__Data entries__

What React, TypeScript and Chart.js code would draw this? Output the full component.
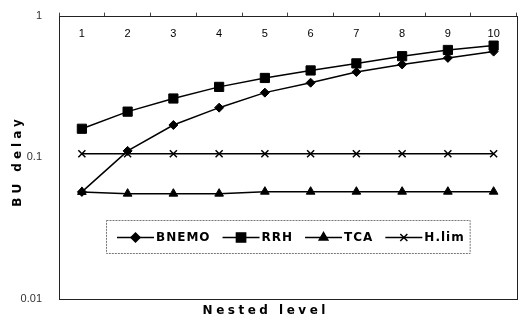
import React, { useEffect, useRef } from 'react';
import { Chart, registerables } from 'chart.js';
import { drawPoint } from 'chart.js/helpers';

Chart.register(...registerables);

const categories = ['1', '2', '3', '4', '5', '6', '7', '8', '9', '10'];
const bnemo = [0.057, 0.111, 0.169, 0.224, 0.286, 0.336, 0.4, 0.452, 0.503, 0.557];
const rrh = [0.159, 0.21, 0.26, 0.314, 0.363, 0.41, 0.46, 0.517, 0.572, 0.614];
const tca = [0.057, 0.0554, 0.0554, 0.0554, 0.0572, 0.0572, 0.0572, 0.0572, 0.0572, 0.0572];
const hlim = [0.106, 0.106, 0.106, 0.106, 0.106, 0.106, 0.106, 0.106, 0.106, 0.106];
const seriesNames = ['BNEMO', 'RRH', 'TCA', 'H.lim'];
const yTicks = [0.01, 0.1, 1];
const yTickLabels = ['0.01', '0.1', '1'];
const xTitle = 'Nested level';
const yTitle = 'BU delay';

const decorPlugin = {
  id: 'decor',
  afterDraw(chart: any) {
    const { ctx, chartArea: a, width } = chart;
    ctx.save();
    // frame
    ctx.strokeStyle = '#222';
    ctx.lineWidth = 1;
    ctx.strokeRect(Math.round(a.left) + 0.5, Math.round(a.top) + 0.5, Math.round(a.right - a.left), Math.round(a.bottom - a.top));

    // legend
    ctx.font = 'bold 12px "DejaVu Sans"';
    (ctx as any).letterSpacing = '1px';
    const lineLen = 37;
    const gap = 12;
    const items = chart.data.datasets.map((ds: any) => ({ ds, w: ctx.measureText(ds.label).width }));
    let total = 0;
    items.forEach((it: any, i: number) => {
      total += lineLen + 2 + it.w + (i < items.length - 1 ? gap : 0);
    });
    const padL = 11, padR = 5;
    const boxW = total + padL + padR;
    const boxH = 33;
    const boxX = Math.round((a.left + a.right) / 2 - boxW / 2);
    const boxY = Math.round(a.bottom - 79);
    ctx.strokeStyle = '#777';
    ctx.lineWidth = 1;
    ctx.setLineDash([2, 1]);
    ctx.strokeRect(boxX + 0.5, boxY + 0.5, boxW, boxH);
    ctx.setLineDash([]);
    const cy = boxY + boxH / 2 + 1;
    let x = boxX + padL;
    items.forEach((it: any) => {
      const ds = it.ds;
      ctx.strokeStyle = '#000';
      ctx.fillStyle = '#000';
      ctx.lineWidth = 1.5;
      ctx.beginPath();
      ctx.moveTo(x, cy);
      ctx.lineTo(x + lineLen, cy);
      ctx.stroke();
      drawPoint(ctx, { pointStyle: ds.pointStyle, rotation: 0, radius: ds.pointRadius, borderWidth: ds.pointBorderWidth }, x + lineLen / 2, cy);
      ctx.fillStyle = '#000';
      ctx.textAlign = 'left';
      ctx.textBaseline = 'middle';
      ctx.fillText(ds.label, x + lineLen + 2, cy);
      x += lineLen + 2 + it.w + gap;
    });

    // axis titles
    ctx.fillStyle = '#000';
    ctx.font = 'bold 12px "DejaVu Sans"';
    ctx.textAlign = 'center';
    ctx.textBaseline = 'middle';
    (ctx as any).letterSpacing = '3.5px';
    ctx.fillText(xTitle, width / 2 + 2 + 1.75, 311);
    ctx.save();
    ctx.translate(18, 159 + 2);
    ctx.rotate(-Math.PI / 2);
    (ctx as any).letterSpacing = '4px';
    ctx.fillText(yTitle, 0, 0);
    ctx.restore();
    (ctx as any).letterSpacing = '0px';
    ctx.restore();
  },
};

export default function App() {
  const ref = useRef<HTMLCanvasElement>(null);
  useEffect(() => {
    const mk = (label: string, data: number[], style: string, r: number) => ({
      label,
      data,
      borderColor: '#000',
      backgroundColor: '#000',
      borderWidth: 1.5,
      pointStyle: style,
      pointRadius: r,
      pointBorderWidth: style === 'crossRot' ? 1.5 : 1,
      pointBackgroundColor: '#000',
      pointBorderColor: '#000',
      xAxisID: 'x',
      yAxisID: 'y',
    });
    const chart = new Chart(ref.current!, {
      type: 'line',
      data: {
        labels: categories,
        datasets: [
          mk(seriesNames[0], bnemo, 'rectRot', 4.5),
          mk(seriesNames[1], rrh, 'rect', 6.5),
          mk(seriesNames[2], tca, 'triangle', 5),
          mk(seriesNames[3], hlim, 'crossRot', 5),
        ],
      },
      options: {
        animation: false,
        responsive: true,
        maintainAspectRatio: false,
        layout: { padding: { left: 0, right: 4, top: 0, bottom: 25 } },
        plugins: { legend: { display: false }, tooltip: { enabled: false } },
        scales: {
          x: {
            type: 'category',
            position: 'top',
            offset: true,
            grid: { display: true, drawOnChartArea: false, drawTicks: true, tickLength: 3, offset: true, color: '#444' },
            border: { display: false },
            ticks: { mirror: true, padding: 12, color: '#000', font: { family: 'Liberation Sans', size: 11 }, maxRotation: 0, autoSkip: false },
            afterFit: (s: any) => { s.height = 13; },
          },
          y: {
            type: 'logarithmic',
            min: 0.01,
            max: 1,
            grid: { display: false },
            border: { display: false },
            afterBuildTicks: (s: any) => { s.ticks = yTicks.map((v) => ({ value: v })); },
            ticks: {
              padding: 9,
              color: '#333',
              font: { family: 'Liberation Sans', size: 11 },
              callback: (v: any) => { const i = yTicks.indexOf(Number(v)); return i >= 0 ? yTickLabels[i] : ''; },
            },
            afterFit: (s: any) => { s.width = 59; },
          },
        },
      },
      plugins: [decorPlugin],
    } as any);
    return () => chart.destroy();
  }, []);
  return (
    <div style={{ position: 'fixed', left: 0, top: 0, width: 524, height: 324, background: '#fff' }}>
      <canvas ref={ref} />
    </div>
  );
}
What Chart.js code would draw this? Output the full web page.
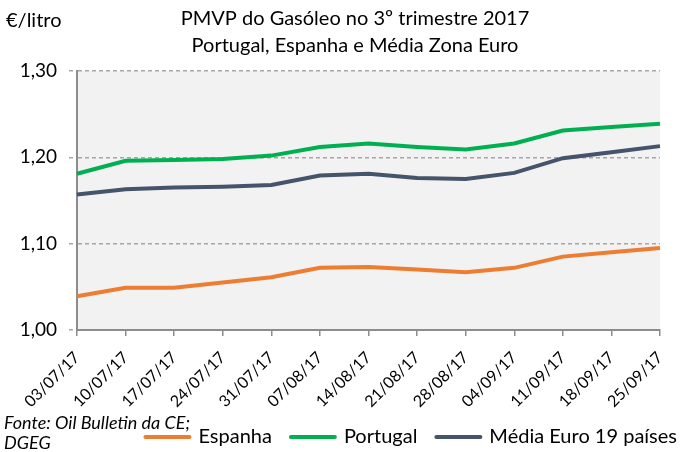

__Problem to work on__
Take the records from their first line through the line containing "Chart.register(...registerables);" and please return exactly those lines, both ends included, minus the pictures.

__Task solution__
What React, TypeScript and Chart.js code would draw this? Output the full component.
import React, { useEffect, useRef } from 'react';
import { Chart, registerables } from 'chart.js';
import { drawPoint } from 'chart.js/helpers';

Chart.register(...registerables);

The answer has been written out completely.